Work to be completed: Give the number of lines below that contain "diagram", with no other output.

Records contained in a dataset
────────────────

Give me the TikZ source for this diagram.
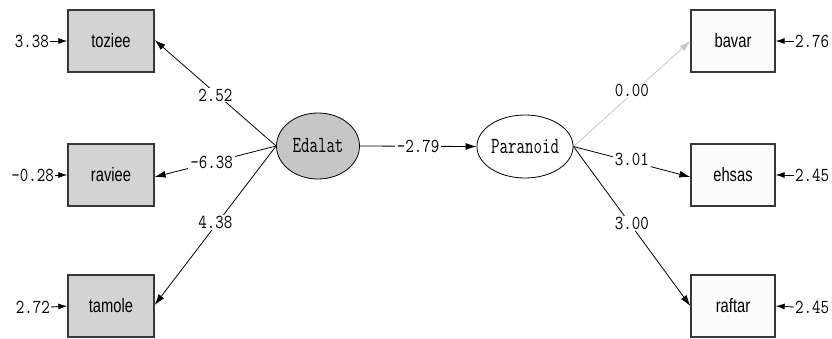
\documentclass[tikz,border=0pt]{standalone}
\usepackage{fontspec}
\usepackage{graphicx}
\usetikzlibrary{arrows.meta,shapes.geometric}
\newfontfamily\sansfam{Liberation Sans}
\definecolor{obsgray}{RGB}{211,211,211}
\definecolor{latgray}{RGB}{198,198,198}
\definecolor{framegray}{RGB}{55,55,55}
\definecolor{fixedpath}{RGB}{200,200,200}
\definecolor{paper}{RGB}{252,252,252}
% tall, narrow label text
\newcommand{\numlab}[1]{\scalebox{1}[1.2]{\ttfamily\fontsize{16.5}{18}\selectfont #1}}
\newcommand{\latlab}[1]{\scalebox{1}[1.4]{\ttfamily\fontsize{16.5}{18}\selectfont #1}}
\newcommand{\obslab}[1]{\scalebox{0.95}[1.25]{\sansfam\fontsize{15.5}{17}\selectfont #1}}
\tikzset{
  obsbox/.style={draw=framegray, line width=1.3pt, minimum width=86pt, minimum height=62pt, inner sep=0pt},
  obsleft/.style={obsbox, fill=obsgray},
  obsright/.style={obsbox, fill=paper, minimum width=84pt},
  latent/.style={ellipse, draw=black, line width=0.8pt, inner sep=0pt},
  path/.style={draw=black, line width=0.8pt, -{Latex[length=11pt,width=7pt]}},
  fixed/.style={path, draw=fixedpath, -{Latex[length=11pt,width=7pt,fill=fixedpath]}},
  errpath/.style={draw=black, line width=0.9pt, -{Latex[length=9pt,width=6pt]}},
  coef/.style={fill=white, inner xsep=2pt, inner ysep=1pt},
  errval/.style={inner sep=1pt}
}
\begin{document}
\begin{tikzpicture}[x=1pt,y=-1pt]
\useasboundingbox (0,0) rectangle (832,338);

% observed indicators
\node[obsleft]  (toziee) at (111,41)  {\obslab{toziee}};
\node[obsleft]  (raviee) at (111,175) {\obslab{raviee}};
\node[obsleft]  (tamole) at (111,306) {\obslab{tamole}};
\node[obsright] (bavar)  at (733,41)  {\obslab{bavar}};
\node[obsright] (ehsas)  at (733,175) {\obslab{ehsas}};
\node[obsright] (raftar) at (733,306) {\obslab{raftar}};

% latent variables
\node[latent, fill=latgray, minimum width=83pt, minimum height=66pt] (edalat) at (318,146) {\latlab{Edalat}};
\node[latent, fill=white, minimum width=84pt, minimum height=63pt] (paranoid) at (525,146.5) {\latlab{Paranoid}};

% structural path
\draw[path] (edalat.east) -- node[coef] {\numlab{-2.79}} (paranoid.west);

% loadings of Edalat
\draw[path] (edalat.west) -- node[coef, pos=0.5, yshift=-2pt] {\numlab{2.52}} ([yshift=1pt]toziee.east);
\draw[path] (edalat.west) -- node[coef, pos=0.53] {\numlab{-6.38}} ([yshift=-2pt]raviee.east);
\draw[path] (edalat.west) -- node[coef, pos=0.5, yshift=3pt] {\numlab{4.38}} ([yshift=1pt]tamole.east);

% loadings of Paranoid
\draw[fixed] (paranoid.east) -- node[coef, pos=0.5, yshift=3pt] {\numlab{0.00}} (bavar.west);
\draw[path] (paranoid.east) -- node[coef, pos=0.5, yshift=2pt] {\numlab{3.01}} ([yshift=-2pt]ehsas.west);
\draw[path] (paranoid.east) -- node[coef, pos=0.5, yshift=3pt] {\numlab{3.00}} (raftar.west);

% error variances
\coordinate (et) at (50,41);
\coordinate (er) at (55,175);
\coordinate (ea) at (51,307);
\coordinate (eb) at (794,41);
\coordinate (ee) at (794,175);
\coordinate (ef) at (794,307);
\draw[errpath] (et) -- (toziee.west);
\draw[errpath] (er) -- (raviee.west);
\draw[errpath] (ea) -- (tamole.west);
\draw[errpath] (eb) -- (bavar.east);
\draw[errpath] (ee) -- (ehsas.east);
\draw[errpath] (ef) -- (raftar.east);
\node[errval, anchor=east] (vt) at (et) {\numlab{3.38}};
\node[errval, anchor=east] (vr) at (er) {\numlab{-0.28}};
\node[errval, anchor=east] (va) at (ea) {\numlab{2.72}};
\node[errval, anchor=west] (vb) at (eb) {\numlab{2.76}};
\node[errval, anchor=west] (ve) at (ee) {\numlab{2.45}};
\node[errval, anchor=west] (vf) at (ef) {\numlab{2.45}};
\end{tikzpicture}
\end{document}
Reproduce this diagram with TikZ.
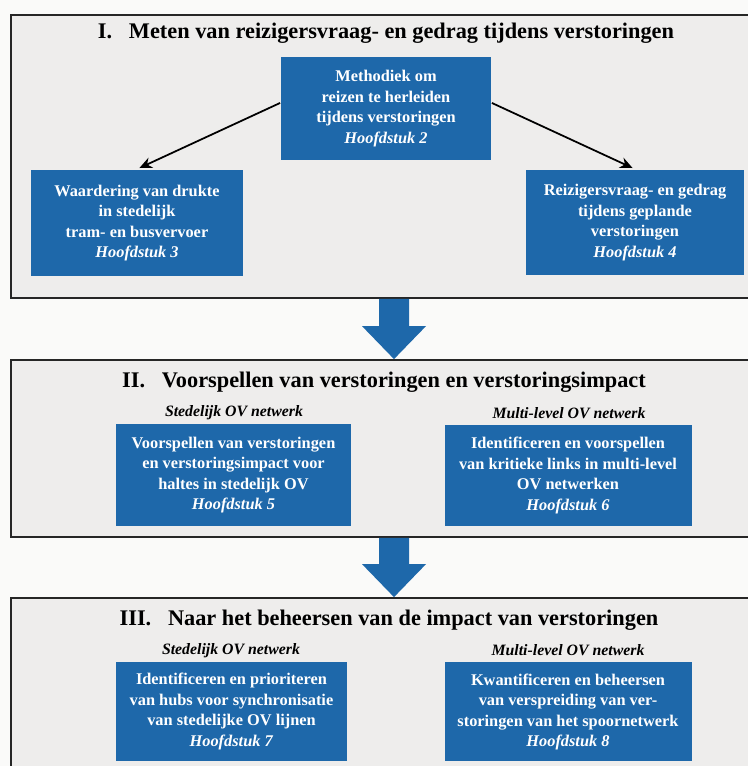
\documentclass[tikz,border=0pt]{standalone}
\usepackage{fontspec}
\setmainfont{Liberation Serif}
\usepackage{tikz}
\usetikzlibrary{positioning,arrows.meta}
\definecolor{ovblauw}{RGB}{30,104,170}
\definecolor{paneelgrijs}{RGB}{238,237,236}
\definecolor{achtergrond}{RGB}{250,250,249}

\begin{document}
\begin{tikzpicture}[line width=1pt, >={Stealth[length=2.5mm,width=2.2mm]},
        paneel/.style={draw=black!85, line width=1pt, fill=paneelgrijs, minimum width=15.32cm},
        hoofdstuk/.style={fill=ovblauw, text=white, align=center, inner sep=0pt, font=\bfseries\fontsize{9.3}{11.7}\selectfont},
        titel/.style={font=\bfseries\fontsize{12.7}{15}\selectfont},
        netwerk/.style={font=\bfseries\itshape\fontsize{9}{11}\selectfont}]
        % Uitsnede en achtergrond
        \useasboundingbox (0,0) rectangle (14.96,15.32);
        \clip (0,0) rectangle (14.96,15.32);
        \fill[achtergrond] (0,0) rectangle (14.96,15.32);

        % Panelen
        \node[paneel, minimum height=5.66cm] (p1) at (7.88,12.19) {};
        \node[paneel, minimum height=3.54cm] (p2) at (7.88,6.35) {};
        \node[paneel, minimum height=3.96cm] (p3) at (7.88,1.38) {};

        % Blokpijlen tussen de panelen
        \foreach \van/\naar in {p1/p2, p2/p3} {
            \fill[ovblauw] ([xshift=-0.3cm]\van.south) |- ([xshift=-0.64cm,yshift=0.66cm]\naar.north)
                -- (\naar.north) -- ([xshift=0.64cm,yshift=0.66cm]\naar.north)
                -| ([xshift=0.3cm]\van.south) -- cycle;
        }

        % I. Meten
        \node[titel] (t1) at (7.72,14.66) {I.\hspace{0.75em}Meten van reizigersvraag- en gedrag tijdens verstoringen};
        \node[hoofdstuk, minimum width=4.2cm, minimum height=2.06cm] (h2) at (7.72,13.15)
            {Methodiek om\\reizen te herleiden\\tijdens verstoringen\\\textit{Hoofdstuk 2}};
        \node[hoofdstuk, minimum width=4.24cm, minimum height=2.12cm] (h3) at (2.74,10.86)
            {Waardering van drukte\\in stedelijk\\tram- en busvervoer\\\textit{Hoofdstuk 3}};
        \node[hoofdstuk, minimum width=4.36cm, minimum height=2.1cm] (h4) at (12.7,10.87)
            {Reizigersvraag- en gedrag\\tijdens geplande\\verstoringen\\\textit{Hoofdstuk 4}};
        \draw[->, shorten >=1.5pt] (h2.177) -- (h3.north);
        \draw[->, shorten >=1.5pt] (h2.3) -- (h4.north);

        % II. Voorspellen
        \node[titel] (t2) at (7.68,7.68) {II.\hspace{0.75em}Voorspellen van verstoringen en verstoringsimpact};
        \node[netwerk] (n2a) at (4.68,7.06) {Stedelijk OV netwerk};
        \node[netwerk] (n2b) at (11.38,7.06) {Multi-level OV netwerk};
        \node[hoofdstuk, minimum width=4.7cm, minimum height=2.04cm] (h5) at (4.67,5.82)
            {Voorspellen van verstoringen\\en verstoringsimpact voor\\haltes in stedelijk OV\\\textit{Hoofdstuk 5}};
        \node[hoofdstuk, minimum width=4.94cm, minimum height=2.02cm] (h6) at (11.36,5.81)
            {Identificeren en voorspellen\\van kritieke links in multi-level\\OV netwerken\\\textit{Hoofdstuk 6}};

        % III. Beheersen
        \node[titel] (t3) at (7.78,2.92) {III.\hspace{0.75em}Naar het beheersen van de impact van verstoringen};
        \node[netwerk] (n3a) at (4.62,2.31) {Stedelijk OV netwerk};
        \node[netwerk] (n3b) at (11.36,2.31) {Multi-level OV netwerk};
        \node[hoofdstuk, minimum width=4.62cm, minimum height=1.96cm] (h7) at (4.63,1.09)
            {Identificeren en prioriteren\\van hubs voor synchronisatie\\van stedelijke OV lijnen\\\textit{Hoofdstuk 7}};
        \node[hoofdstuk, minimum width=4.94cm, minimum height=1.98cm] (h8) at (11.36,1.08)
            {Kwantificeren en beheersen\\van verspreiding van ver-\\storingen van het spoornetwerk\\\textit{Hoofdstuk 8}};
\end{tikzpicture}
\end{document}
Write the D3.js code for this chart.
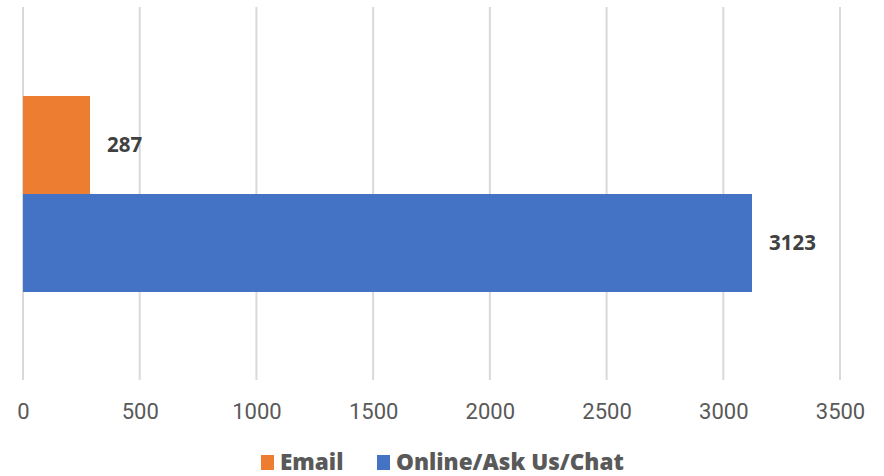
<!DOCTYPE html>
<html><head><meta charset="utf-8">
<script src="https://cdn.jsdelivr.net/npm/d3@7"></script>
<style>body{margin:0;background:#fff}svg{display:block}</style>
</head><body><svg id="c" width="884" height="476"></svg>
<script>
const seriesNames = ["Email", "Online/Ask Us/Chat"];
const seriesValues = [287, 3123];
const seriesColors = ["#ED7D31", "#4472C4"];
const tickValues = [0, 500, 1000, 1500, 2000, 2500, 3000, 3500];

const svg = d3.select("#c");
const x = d3.scaleLinear().domain([0, 3500]).range([23, 840]);
const y = d3.scaleBand().domain(seriesNames).range([96, 292]).padding(0);

// gridlines
svg.append("g").selectAll("line").data(tickValues).join("line")
  .attr("x1", d => x(d)).attr("x2", d => x(d))
  .attr("y1", 7).attr("y2", 380)
  .attr("stroke", "#d9d9d9").attr("stroke-width", 2);

// axis labels
const ax = svg.append("g").attr("transform", "translate(0,380)")
  .call(d3.axisBottom(x).tickValues(tickValues).tickSize(0).tickPadding(0).tickFormat(d3.format("d")));
ax.select(".domain").remove();
ax.selectAll("text").attr("y", 39).attr("dy", null)
  .attr("font-family", "Roboto, sans-serif").attr("font-size", 22).attr("fill", "#595959");

// bars
svg.append("g").selectAll("rect").data(seriesNames).join("rect")
  .attr("x", x(0)).attr("y", d => y(d))
  .attr("width", (d, i) => x(seriesValues[i]) - x(0))
  .attr("height", y.bandwidth())
  .attr("fill", (d, i) => seriesColors[i]);

// value labels
svg.append("g").selectAll("text").data(seriesNames).join("text")
  .attr("x", (d, i) => x(seriesValues[i]) + 17)
  .attr("y", d => y(d) + y.bandwidth() / 2 + 7)
  .attr("font-family", "'Open Sans', sans-serif").attr("font-weight", "bold")
  .attr("font-size", 20.5).attr("fill", "#404040")
  .text((d, i) => seriesValues[i]);

// legend
const legX = [261, 377];
const lg = svg.append("g").selectAll("g").data(seriesNames).join("g")
  .attr("transform", (d, i) => `translate(${legX[i]},0)`);
lg.append("rect").attr("x", 0).attr("y", 455).attr("width", 13).attr("height", 15)
  .attr("fill", (d, i) => seriesColors[i]);
lg.append("text").attr("x", 19).attr("y", 470)
  .attr("font-family", "'Open Sans', sans-serif").attr("font-weight", 800)
  .attr("font-size", 22.5).attr("fill", "#595959").text(d => d);
</script></body></html>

────────────────

Written response: 2